EXERCISE AIM: Restate, exactly and without pictures, the lines from the start of the listing below through the line holding "from matplotlib.ticker import MultipleLocator".

--- BEGIN ---

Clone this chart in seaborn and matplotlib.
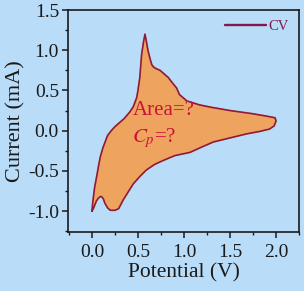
import numpy as np
import pandas as pd
import matplotlib
matplotlib.use("Agg")
import matplotlib.pyplot as plt
import seaborn as sns
from matplotlib.ticker import MultipleLocator

# CV loop: lower (cathodic) branch 0 -> 2 V, then upper branch 2 -> 0 V
lower_potential = [0.0, 0.015, 0.05, 0.07, 0.09, 0.105, 0.125, 0.14, 0.17, 0.2, 0.25, 0.29,
                   0.34, 0.4, 0.45, 0.52, 0.59, 0.68, 0.775, 0.9, 1.065, 1.2, 1.32, 1.5,
                   1.68, 1.82, 1.93, 1.98, 2.0]
lower_current = [-1.0, -0.97, -0.87, -0.84, -0.82, -0.82, -0.85, -0.90, -0.96, -0.99, -0.99,
                 -0.97, -0.86, -0.75, -0.66, -0.57, -0.49, -0.42, -0.37, -0.31, -0.27, -0.2,
                 -0.14, -0.09, -0.04, -0.01, 0.02, 0.06, 0.12]
upper_potential = [1.99, 1.9, 1.75, 1.5, 1.3, 1.17, 1.03, 0.95, 0.92, 0.87, 0.83, 0.78, 0.74,
                   0.7, 0.67, 0.65, 0.63, 0.61, 0.59, 0.576, 0.56, 0.54, 0.52, 0.5, 0.486,
                   0.45, 0.41, 0.35, 0.30, 0.25, 0.21, 0.17, 0.12, 0.09, 0.07, 0.05, 0.03,
                   0.01, 0.0]
upper_current = [0.16, 0.18, 0.21, 0.25, 0.29, 0.32, 0.37, 0.45, 0.53, 0.6, 0.66, 0.71, 0.75,
                 0.77, 0.79, 0.82, 0.9, 0.99, 1.12, 1.20, 1.10, 0.95, 0.66, 0.5, 0.41, 0.30,
                 0.23, 0.15, 0.10, 0.05, 0.0, -0.06, -0.21, -0.33, -0.45, -0.58, -0.70,
                 -0.88, -1.0]
x_ticks = [0.0, 0.5, 1.0, 1.5, 2.0]
y_ticks = [-1.0, -0.5, 0.0, 0.5, 1.0, 1.5]

potential = lower_potential + upper_potential
current = lower_current + upper_current
df = pd.DataFrame({"Potential": potential, "Current": current})

bg = "#b9dcf8"
fill_c = "#eea45f"
edge_c = "#8e1b3c"
txt_c = "#cc1236"
leg_c = "#7d1a4e"

sns.set_theme(style="ticks")
plt.rcParams["font.family"] = ["Liberation Serif", "DejaVu Serif"]
plt.rcParams["mathtext.fontset"] = "stix"

fig = plt.figure(figsize=(3.04, 2.91), dpi=100, facecolor=bg)
ax = fig.add_axes([0.2237, 0.2027, 0.76, 0.7629])
ax.set_facecolor(bg)

ax.fill(df["Potential"], df["Current"], color=fill_c, zorder=1)
sns.lineplot(data=df, x="Potential", y="Current", sort=False, estimator=None,
             color=edge_c, linewidth=1.2, ax=ax, zorder=2)
ax.plot([], [], color=leg_c, linewidth=1.7, label="CV")

ax.set_xlim(-0.26, 2.25)
ax.set_ylim(-1.26, 1.5)
ax.set_xticks(x_ticks)
ax.set_yticks(y_ticks)
ax.set_xticklabels([f"{v:.1f}" for v in x_ticks])
ax.set_yticklabels([f"{v:.1f}" for v in y_ticks])
ax.xaxis.set_minor_locator(MultipleLocator(0.25))
ax.yaxis.set_minor_locator(MultipleLocator(0.25))
ax.tick_params(which="major", direction="out", length=4.5, width=1.1, labelsize=14,
               colors="#1a1a1a")
ax.tick_params(axis="y", which="major", pad=2)
ax.tick_params(axis="x", which="major", pad=4)
ax.tick_params(which="minor", direction="out", length=2.5, width=1.0, colors="#1a1a1a")
for s in ax.spines.values():
    s.set_linewidth(1.2)
    s.set_color("#1a1a1a")

ax.set_xlabel("Potential (V)", fontsize=15.5, color="#1a1a1a", labelpad=2)
ax.set_ylabel("Current (mA)", fontsize=16, color="#1a1a1a", labelpad=2)

ax.text(0.445, 0.25, "Area=?", fontsize=15, color=txt_c, va="center", ha="left")
ax.text(0.44, -0.09, "$C_p$=?", fontsize=15, color=txt_c, va="center", ha="left")

leg = ax.legend(loc="upper right", frameon=False, fontsize=10.5, handlelength=2.8,
                handletextpad=0.15, borderaxespad=0.3, labelcolor=leg_c)

fig.savefig("out.png", dpi=100, facecolor=bg)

--- END ---

REPLY:
Clone this chart in seaborn and matplotlib.
import numpy as np
import pandas as pd
import matplotlib
matplotlib.use("Agg")
import matplotlib.pyplot as plt
import seaborn as sns
from matplotlib.ticker import MultipleLocator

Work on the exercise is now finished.